:: Information supplied ::
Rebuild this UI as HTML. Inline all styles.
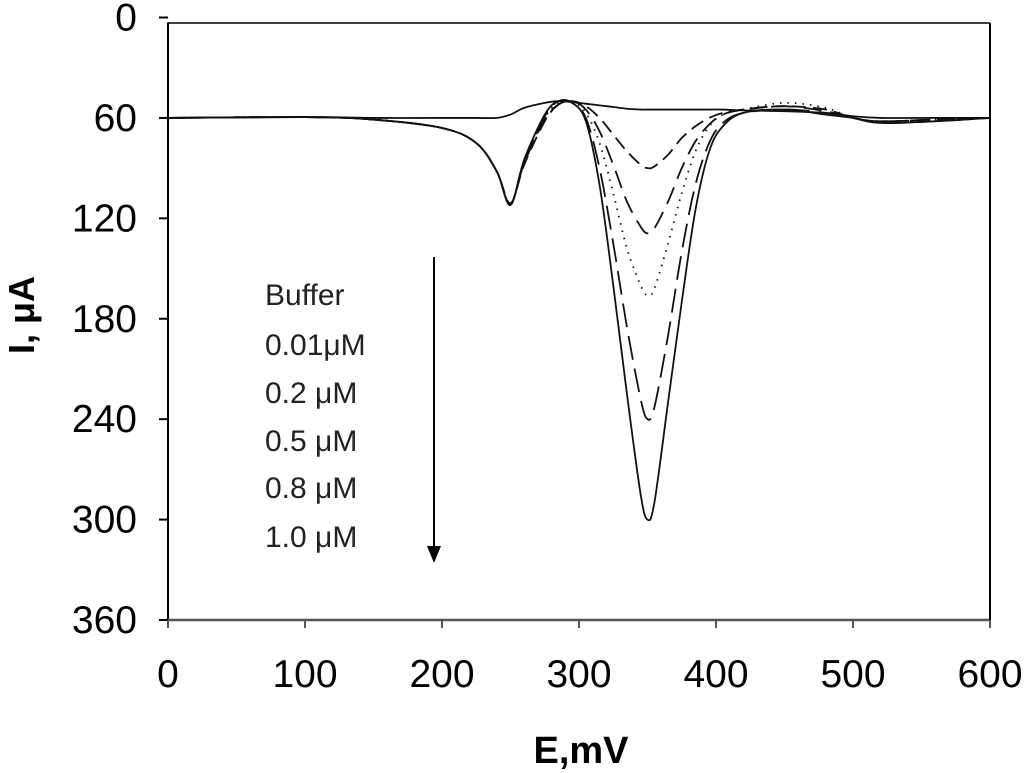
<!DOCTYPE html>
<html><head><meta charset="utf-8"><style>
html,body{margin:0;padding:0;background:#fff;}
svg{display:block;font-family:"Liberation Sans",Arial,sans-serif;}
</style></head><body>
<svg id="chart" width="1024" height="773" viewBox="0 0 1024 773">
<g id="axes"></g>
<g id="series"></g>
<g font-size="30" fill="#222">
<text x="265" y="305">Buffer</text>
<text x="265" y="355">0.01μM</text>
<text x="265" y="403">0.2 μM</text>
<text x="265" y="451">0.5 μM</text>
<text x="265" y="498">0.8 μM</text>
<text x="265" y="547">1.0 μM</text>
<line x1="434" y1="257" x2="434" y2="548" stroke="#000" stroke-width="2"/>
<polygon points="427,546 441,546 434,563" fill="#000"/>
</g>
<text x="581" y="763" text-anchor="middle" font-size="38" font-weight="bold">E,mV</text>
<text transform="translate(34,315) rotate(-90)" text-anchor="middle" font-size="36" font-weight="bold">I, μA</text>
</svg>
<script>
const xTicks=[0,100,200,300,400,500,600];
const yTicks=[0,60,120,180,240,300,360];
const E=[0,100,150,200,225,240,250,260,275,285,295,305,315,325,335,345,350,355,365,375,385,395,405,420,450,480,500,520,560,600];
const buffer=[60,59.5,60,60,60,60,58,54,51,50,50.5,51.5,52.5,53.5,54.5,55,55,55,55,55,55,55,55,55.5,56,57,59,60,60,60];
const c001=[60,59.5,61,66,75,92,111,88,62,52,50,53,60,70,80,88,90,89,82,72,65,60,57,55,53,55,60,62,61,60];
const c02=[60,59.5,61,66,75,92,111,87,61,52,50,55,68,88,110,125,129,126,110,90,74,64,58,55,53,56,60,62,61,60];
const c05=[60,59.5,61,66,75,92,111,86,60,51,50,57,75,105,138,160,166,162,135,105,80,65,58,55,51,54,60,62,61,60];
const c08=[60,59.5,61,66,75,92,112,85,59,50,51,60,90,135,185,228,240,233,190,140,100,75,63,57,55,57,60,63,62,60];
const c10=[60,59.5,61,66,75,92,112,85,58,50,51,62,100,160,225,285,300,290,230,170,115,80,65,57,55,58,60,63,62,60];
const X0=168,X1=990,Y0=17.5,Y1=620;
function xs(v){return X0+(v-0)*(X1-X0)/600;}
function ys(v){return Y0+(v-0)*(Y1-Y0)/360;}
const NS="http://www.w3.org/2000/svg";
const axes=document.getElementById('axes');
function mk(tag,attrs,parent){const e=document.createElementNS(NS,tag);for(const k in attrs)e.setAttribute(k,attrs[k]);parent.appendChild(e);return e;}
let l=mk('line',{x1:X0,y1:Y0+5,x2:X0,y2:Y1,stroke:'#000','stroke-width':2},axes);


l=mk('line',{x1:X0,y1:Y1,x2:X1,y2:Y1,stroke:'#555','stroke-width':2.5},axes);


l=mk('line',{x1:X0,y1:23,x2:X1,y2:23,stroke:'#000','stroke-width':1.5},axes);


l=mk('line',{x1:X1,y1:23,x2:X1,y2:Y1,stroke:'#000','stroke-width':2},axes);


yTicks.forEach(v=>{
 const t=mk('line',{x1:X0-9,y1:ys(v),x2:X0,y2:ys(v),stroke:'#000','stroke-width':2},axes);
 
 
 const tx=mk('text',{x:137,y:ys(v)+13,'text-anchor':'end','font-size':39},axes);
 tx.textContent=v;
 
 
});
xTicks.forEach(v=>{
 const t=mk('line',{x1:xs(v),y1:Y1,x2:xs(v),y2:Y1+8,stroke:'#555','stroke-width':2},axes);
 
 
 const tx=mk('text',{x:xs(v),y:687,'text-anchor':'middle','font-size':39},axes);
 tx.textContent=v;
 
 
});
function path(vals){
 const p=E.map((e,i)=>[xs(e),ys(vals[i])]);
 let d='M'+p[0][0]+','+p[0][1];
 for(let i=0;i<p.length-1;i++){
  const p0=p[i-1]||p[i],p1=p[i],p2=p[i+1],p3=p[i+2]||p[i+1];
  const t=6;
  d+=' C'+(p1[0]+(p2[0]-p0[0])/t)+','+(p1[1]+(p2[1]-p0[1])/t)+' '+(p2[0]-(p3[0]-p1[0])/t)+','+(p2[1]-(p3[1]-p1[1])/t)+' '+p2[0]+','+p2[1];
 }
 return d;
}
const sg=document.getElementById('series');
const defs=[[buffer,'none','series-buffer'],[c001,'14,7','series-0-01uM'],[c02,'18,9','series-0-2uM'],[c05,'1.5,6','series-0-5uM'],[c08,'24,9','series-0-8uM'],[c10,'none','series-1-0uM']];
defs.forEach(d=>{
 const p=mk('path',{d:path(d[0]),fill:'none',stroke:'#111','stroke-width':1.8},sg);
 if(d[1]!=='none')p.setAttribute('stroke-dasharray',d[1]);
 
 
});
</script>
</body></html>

:: Objective ::
From the listing, extract all text exactly as given and drop any picture.

:: Answer to the problem ::
Rebuild this UI as HTML. Inline all styles.
<!DOCTYPE html>
<html><head><meta charset="utf-8"><style>
html,body{margin:0;padding:0;background:#fff;}
svg{display:block;font-family:"Liberation Sans",Arial,sans-serif;}
</style></head><body>
<svg id="chart" width="1024" height="773" viewBox="0 0 1024 773">
<g id="axes"></g>
<g id="series"></g>
<g font-size="30" fill="#222">
<text x="265" y="305">Buffer</text>
<text x="265" y="355">0.01μM</text>
<text x="265" y="403">0.2 μM</text>
<text x="265" y="451">0.5 μM</text>
<text x="265" y="498">0.8 μM</text>
<text x="265" y="547">1.0 μM</text>
<line x1="434" y1="257" x2="434" y2="548" stroke="#000" stroke-width="2"/>
<polygon points="427,546 441,546 434,563" fill="#000"/>
</g>
<text x="581" y="763" text-anchor="middle" font-size="38" font-weight="bold">E,mV</text>
<text transform="translate(34,315) rotate(-90)" text-anchor="middle" font-size="36" font-weight="bold">I, μA</text>
</svg>
<script>
const xTicks=[0,100,200,300,400,500,600];
const yTicks=[0,60,120,180,240,300,360];
const E=[0,100,150,200,225,240,250,260,275,285,295,305,315,325,335,345,350,355,365,375,385,395,405,420,450,480,500,520,560,600];
const buffer=[60,59.5,60,60,60,60,58,54,51,50,50.5,51.5,52.5,53.5,54.5,55,55,55,55,55,55,55,55,55.5,56,57,59,60,60,60];
const c001=[60,59.5,61,66,75,92,111,88,62,52,50,53,60,70,80,88,90,89,82,72,65,60,57,55,53,55,60,62,61,60];
const c02=[60,59.5,61,66,75,92,111,87,61,52,50,55,68,88,110,125,129,126,110,90,74,64,58,55,53,56,60,62,61,60];
const c05=[60,59.5,61,66,75,92,111,86,60,51,50,57,75,105,138,160,166,162,135,105,80,65,58,55,51,54,60,62,61,60];
const c08=[60,59.5,61,66,75,92,112,85,59,50,51,60,90,135,185,228,240,233,190,140,100,75,63,57,55,57,60,63,62,60];
const c10=[60,59.5,61,66,75,92,112,85,58,50,51,62,100,160,225,285,300,290,230,170,115,80,65,57,55,58,60,63,62,60];
const X0=168,X1=990,Y0=17.5,Y1=620;
function xs(v){return X0+(v-0)*(X1-X0)/600;}
function ys(v){return Y0+(v-0)*(Y1-Y0)/360;}
const NS="http://www.w3.org/2000/svg";
const axes=document.getElementById('axes');
function mk(tag,attrs,parent){const e=document.createElementNS(NS,tag);for(const k in attrs)e.setAttribute(k,attrs[k]);parent.appendChild(e);return e;}
let l=mk('line',{x1:X0,y1:Y0+5,x2:X0,y2:Y1,stroke:'#000','stroke-width':2},axes);


l=mk('line',{x1:X0,y1:Y1,x2:X1,y2:Y1,stroke:'#555','stroke-width':2.5},axes);


l=mk('line',{x1:X0,y1:23,x2:X1,y2:23,stroke:'#000','stroke-width':1.5},axes);


l=mk('line',{x1:X1,y1:23,x2:X1,y2:Y1,stroke:'#000','stroke-width':2},axes);


yTicks.forEach(v=>{
 const t=mk('line',{x1:X0-9,y1:ys(v),x2:X0,y2:ys(v),stroke:'#000','stroke-width':2},axes);
 
 
 const tx=mk('text',{x:137,y:ys(v)+13,'text-anchor':'end','font-size':39},axes);
 tx.textContent=v;
 
 
});
xTicks.forEach(v=>{
 const t=mk('line',{x1:xs(v),y1:Y1,x2:xs(v),y2:Y1+8,stroke:'#555','stroke-width':2},axes);
 
 
 const tx=mk('text',{x:xs(v),y:687,'text-anchor':'middle','font-size':39},axes);
 tx.textContent=v;
 
 
});
function path(vals){
 const p=E.map((e,i)=>[xs(e),ys(vals[i])]);
 let d='M'+p[0][0]+','+p[0][1];
 for(let i=0;i<p.length-1;i++){
  const p0=p[i-1]||p[i],p1=p[i],p2=p[i+1],p3=p[i+2]||p[i+1];
  const t=6;
  d+=' C'+(p1[0]+(p2[0]-p0[0])/t)+','+(p1[1]+(p2[1]-p0[1])/t)+' '+(p2[0]-(p3[0]-p1[0])/t)+','+(p2[1]-(p3[1]-p1[1])/t)+' '+p2[0]+','+p2[1];
 }
 return d;
}
const sg=document.getElementById('series');
const defs=[[buffer,'none','series-buffer'],[c001,'14,7','series-0-01uM'],[c02,'18,9','series-0-2uM'],[c05,'1.5,6','series-0-5uM'],[c08,'24,9','series-0-8uM'],[c10,'none','series-1-0uM']];
defs.forEach(d=>{
 const p=mk('path',{d:path(d[0]),fill:'none',stroke:'#111','stroke-width':1.8},sg);
 if(d[1]!=='none')p.setAttribute('stroke-dasharray',d[1]);
 
 
});
</script>
</body></html>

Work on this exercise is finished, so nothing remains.